Mana mungkin perubahan kurikulum bisa diterapkan jika ditangani guru yang stres dan resisten dengan lahirnya perubahan itu sendiri. Catat, tak untuk digeneralisir, pengalaman berjumpa dengan guru-guru di berbagai daerah pasca ditetapkannya Kurikulum 2006 (Kurikulum Tingkat Satuan Pendidikan), mereka terang-terangan sampaikan masih ada saja yang kebingungan dalam mengimplementasikan kurikulum tersebut.
Bahkan, ketika berjumpa guru-guru di Maluku Tenggara di pertengahan tahun 2009, mereka tanpa malu-malu bilang baru mendengar istilah Kurikulum 2006. Padahal, 3 tahun silam sudah disosialisasikan secara bertahap ke seluruh stakeholders pendidikan di Indonesia. Alamak apa saya tidak stres jadinya. Tragedi semacam ini tak boleh terulang.
Sekarang, di penghujung tahun 2012, kencang berhembus kabar akan adanya perubahan kurikulum yang lebih fokus pada upaya pembentukan karakter. Ada apa lagi dengan kurikulum kita? "Kurikulum" kita kembali jadi korban yang tergugat akibat dari dugaan gagalnya sistem pendidikan mengatasi banyak persoalan.
Mengapa harus kurikulum? Apakah soal kualitas guru, birokrasi yang sehat, akses pendidikan, dan aspek pendidikan penting lainnya sudah selesai dituntaskan? Tas tas tuntas pokoknya. Ingat, persoalan kurikulum tak berdiri sendiri. Ada hubungan saling terkait satu sama lain.
Saya menangkap ada pesan yang hendak disampaikan Prof. Dedi bagi kita semua dalam menyikapi soal perubahan. Apapun namanya, perubahan, inovasi, pembaharuan dan istilah sejenis lainnya menjadi kata kunci yang ditinggikan, diucapkan dengan penuh khidmat, bahkan “diberhalakan” seakan-akan segalanya. Tapi tak berarti itu semua menjadikan kita kehilangan kekritisan dalam menanggapi ide perubahan atau menjadi tak realistis dalam menggagas perubahan.

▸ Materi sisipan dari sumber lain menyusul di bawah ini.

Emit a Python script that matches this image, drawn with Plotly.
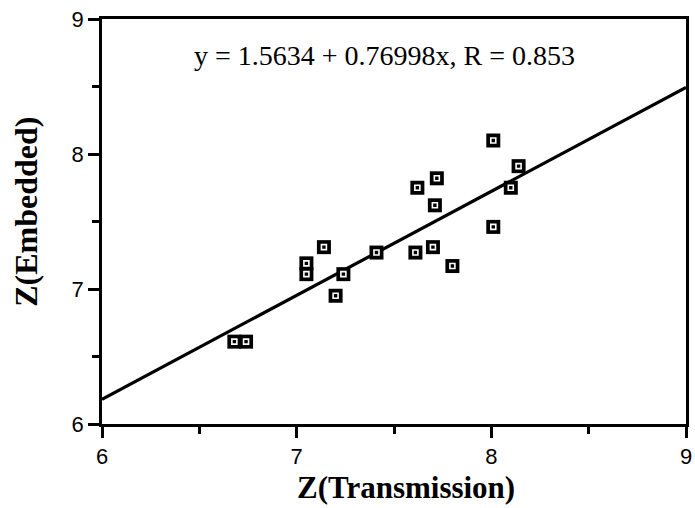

Perubahan bukan hanya untuk perubahan, melainkan untuk tujuan lain yang lebih tinggi, mulia, dan bermartabat. Perubahan adalah alat, bukan tujuan. Jangan sampai mengalami disorientasi dalam menggagas dan mengelola perubahan, termasuk dalam soal pendidikan.
Terima kasih Prof. Dr. Dedi Supriadi. Jika kita hendak menjaga sikap kritis dalam mengawal perubahan, boleh dong saya bertanya, "ganti kurikulum, ganti apanya?" Jangan-jangan hanya untuk... Ah, itu baru sangkaan buruk saya saja. Semoga tak pernah terjadi.